- **Job**
Each line below should be retyped exactly, with no pictures.

- **Material**

################

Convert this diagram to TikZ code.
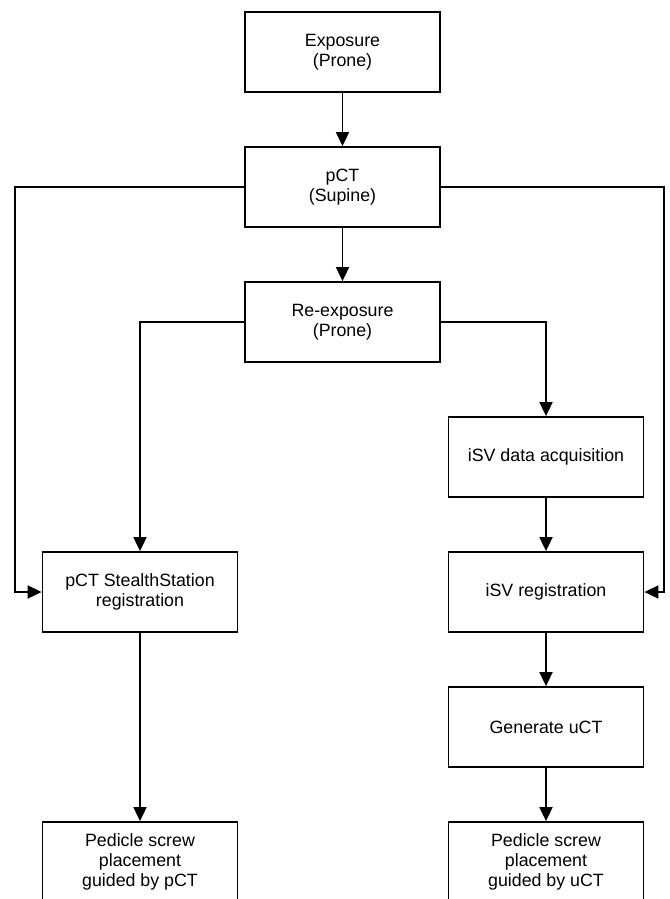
\documentclass[tikz,border=0pt]{standalone}
\usepackage{fontspec}
\setmainfont{Liberation Sans}
\usepackage{tikz}
\usetikzlibrary{arrows.meta,positioning}

\begin{document}
\begin{tikzpicture}[
    x = 1pt, y = 1pt,
    node distance = 135pt,
    every node/.style = {align=center, font=\fontsize{17.8}{20}\selectfont},
    box/.style = {draw, line width=1.8pt, minimum width=195pt, minimum height=80pt, inner sep=2pt},
    >={Triangle[length=14pt,width=13pt]},
    line width=1.8pt
  ]

  \useasboundingbox (0,0) rectangle (669,-899);

  \node[box] (exp) at (342.5,-52) {Exposure\\(Prone)};
  \node[box] (pct) [below of=exp] {pCT\\(Supine)};
  \node[box] (reexp) [below of=pct] {Re-exposure\\(Prone)};
  \node[box] (isvacq) [below of=reexp, xshift=203.5pt] {iSV data acquisition};
  \node[box] (isvreg) [below of=isvacq] {iSV registration};
  \node[box] (stealth) [below of=isvacq, xshift=-406pt] {pCT StealthStation\\registration};
  \node[box] (uct) [below of=isvreg] {Generate uCT};
  \node[box] (screwu) [below of=uct] {Pedicle screw\\placement\\guided by uCT};
  \node[box] (screwp) [below of=uct, xshift=-406pt] {Pedicle screw\\placement\\guided by pCT};

  % outer rails
  \coordinate (lftx) at (14.7,0);
  \coordinate (rgtx) at (663.7,0);

  \draw[->] (exp) -- (pct);
  \draw[->] (pct) -- (reexp);
  \draw[->] (pct.west) -- (pct.west -| lftx) |- (stealth.west);
  \draw[->] (pct.east) -- (pct.east -| rgtx) |- (isvreg.east);
  \draw[->] (reexp.west) -| (stealth.north);
  \draw[->] (reexp.east) -| (isvacq.north);
  \draw[->] (isvacq) -- (isvreg);
  \draw[->] (isvreg) -- (uct);
  \draw[->] (uct) -- (screwu);
  \draw[->] (stealth) -- (screwp);

\end{tikzpicture}
\end{document}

################

- **Final result**
Convert this diagram to TikZ code.
\documentclass[tikz,border=0pt]{standalone}
\usepackage{fontspec}
\setmainfont{Liberation Sans}
\usepackage{tikz}
\usetikzlibrary{arrows.meta,positioning}

\begin{document}
\begin{tikzpicture}[
    x = 1pt, y = 1pt,
    node distance = 135pt,
    every node/.style = {align=center, font=\fontsize{17.8}{20}\selectfont},
    box/.style = {draw, line width=1.8pt, minimum width=195pt, minimum height=80pt, inner sep=2pt},
    >={Triangle[length=14pt,width=13pt]},
    line width=1.8pt
  ]

  \useasboundingbox (0,0) rectangle (669,-899);

  \node[box] (exp) at (342.5,-52) {Exposure\\(Prone)};
  \node[box] (pct) [below of=exp] {pCT\\(Supine)};
  \node[box] (reexp) [below of=pct] {Re-exposure\\(Prone)};
  \node[box] (isvacq) [below of=reexp, xshift=203.5pt] {iSV data acquisition};
  \node[box] (isvreg) [below of=isvacq] {iSV registration};
  \node[box] (stealth) [below of=isvacq, xshift=-406pt] {pCT StealthStation\\registration};
  \node[box] (uct) [below of=isvreg] {Generate uCT};
  \node[box] (screwu) [below of=uct] {Pedicle screw\\placement\\guided by uCT};
  \node[box] (screwp) [below of=uct, xshift=-406pt] {Pedicle screw\\placement\\guided by pCT};

  % outer rails
  \coordinate (lftx) at (14.7,0);
  \coordinate (rgtx) at (663.7,0);

  \draw[->] (exp) -- (pct);
  \draw[->] (pct) -- (reexp);
  \draw[->] (pct.west) -- (pct.west -| lftx) |- (stealth.west);
  \draw[->] (pct.east) -- (pct.east -| rgtx) |- (isvreg.east);
  \draw[->] (reexp.west) -| (stealth.north);
  \draw[->] (reexp.east) -| (isvacq.north);
  \draw[->] (isvacq) -- (isvreg);
  \draw[->] (isvreg) -- (uct);
  \draw[->] (uct) -- (screwu);
  \draw[->] (stealth) -- (screwp);

\end{tikzpicture}
\end{document}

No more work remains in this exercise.